As luck would have it, Vector Shaheed was one of the lead scientists working on an anti-mutagen drug. The Amnion, the beings that inhabit Forbidden Space, would have their mutagens turn the entire human race into Amnion themselves, and the immunity drug that Vector was working on would have assured humanity their safety. The UCMP took Shaheed's research away from him and suppressed the drug on Holt Fasner's orders. Hashi Lebwohl secretly finished Shaheed's research and gave a sample of the drug to Nick Succorso to test. With samples of the drug in their possession, the crew of Trumpet decide to have Vector complete his research at an illegal lab run by a man named Deaner Beckmann. It is hoped, assuming Vector can complete his research, that the drug can be disseminated to the rest of humanity to protect them should the Amnion invade human space. On their way into human space Angus’ programming has him send a message using a listening post to UMCPHQ coded for Warden Dios, the director of the UMCP itself. After sending the message Trumpet speeds off toward the Valdor Industrial system where the lab is located deep within an asteroid swarm orbiting a binary star.

Having previously been sent to the very same listening post on orders from Warden Dios to await the return of Thermopyle, Min Donner and the crew aboard the UMCP cruiser Punisher are there to witness Trumpets transmission and successive flight. They also happen upon Free Lunch, a ship that we learn was hired by Hashi to destroy Trumpet, as well as an unknown ship in hot pursuit from Forbidden Space. Min and Punishers crew assume that the pursuing craft either belongs to the misanthropic Amnion, or is in their employ. Despite the protests of Punishers captain, Dolph Ubikwe, Min ignores the possibility that the encroaching ship is Amnioni and in the process of committing an act of war, and she has Punisher pursue Trumpet. Min soon receives instructions from Warden Dios to contact Thermopyle and get him to give his priority codes to Nick Succorso.

After framing Angus, abusing Morn, and attempting to sell Morn and Davies to the Amnion, Nick is a prisoner aboard Trumpet. When he receives Angus' priority codes he proceeds to have most of the crew beaten and locked in quarters for betraying him. Fortunately Nick decides to proceed with the plan to reproduce the immunity drug, although he hopes to sell it rather than give it away.

When Trumpet arrives at Beckmann's lab they discover that the ship that was pursuing them had guessed where they might go and has already arrived. Soar is a human ship in the Amnion's employ captained by Sorus Chatelaine, a woman who betrayed and scarred Nick as a young man, something he wants revenge for.

Through Soar the Amnion hope to capture the crew of Trumpet for study. For that reason they have placed an Amnioni aboard, the former human Milos Taverner.

Trumpet docks at the illegal lab, and while Mikka, Ciro, Vector, Sib and Nick go aboard the station, Angus' programming has him deliver his priority codes to Morn and Davies.
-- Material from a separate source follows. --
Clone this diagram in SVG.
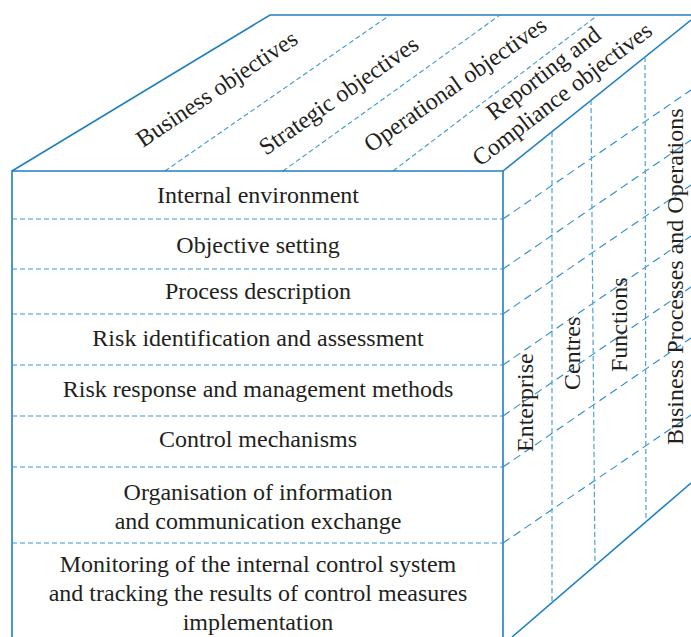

Because of this the Hylands are able to help Angus release himself from his programming.

While aboard the station Nick arranges for Ciro to be alone as a trap. Sorus takes the "bait" and kidnaps him and Sorus and Milos inject Ciro with a slow acting mutagen that will change him if he stops taking an inhibiter every hour. Sorus tells Ciro that she will continue to supply him with the inhibiter if he sabotages Trumpets drives.

When Vector finishes his work and everyone returns, Morn and Davies are able to incapacitate Nick once more and they retake the ship. Ciro reveals what Sorus did to him and Vector is able to cure him using the immunity drug.

When Trumpet undocks from the lab, Soar destroys the installation and chases Trumpet as they attempt to leave the asteroid swarm.

Nick convinces the rest to let him go EVA and attack Soar by himself as she chases Trumpet. The rest let him when Sib tells them he’ll go with him to help make sure he doesn’t attack Trumpet. Nick and Sib manage to disable Soars most devastating weapon, a super-light proton cannon, before both are, presumably, killed.

Free Lunch and Soar engage Trumpet at the same time and end up attacking each other when Trumpet seems to have lost thrust, appearing sabotaged. Angus goes EVA and launches a singularity grenade at Free Lunch and detonates it. The resulting black hole destroys Free Lunch and batters Soar badly.

When Trumpet and Soar reach the edge of the swarm, they run into Punisher and an Amnion "defensive" named Calm Horizons heavily engaging each other. Nick suddenly appears on Soars bridge, having survived Sorus' attack and the black hole in EVA. Sorus dispatches him and then Milos before ordering her crew to engage Calm Horizons and betray her former masters.

Calm Horizons destroys Soar but Trumpet and Punisher escape, leaving the Amnioni ship behind.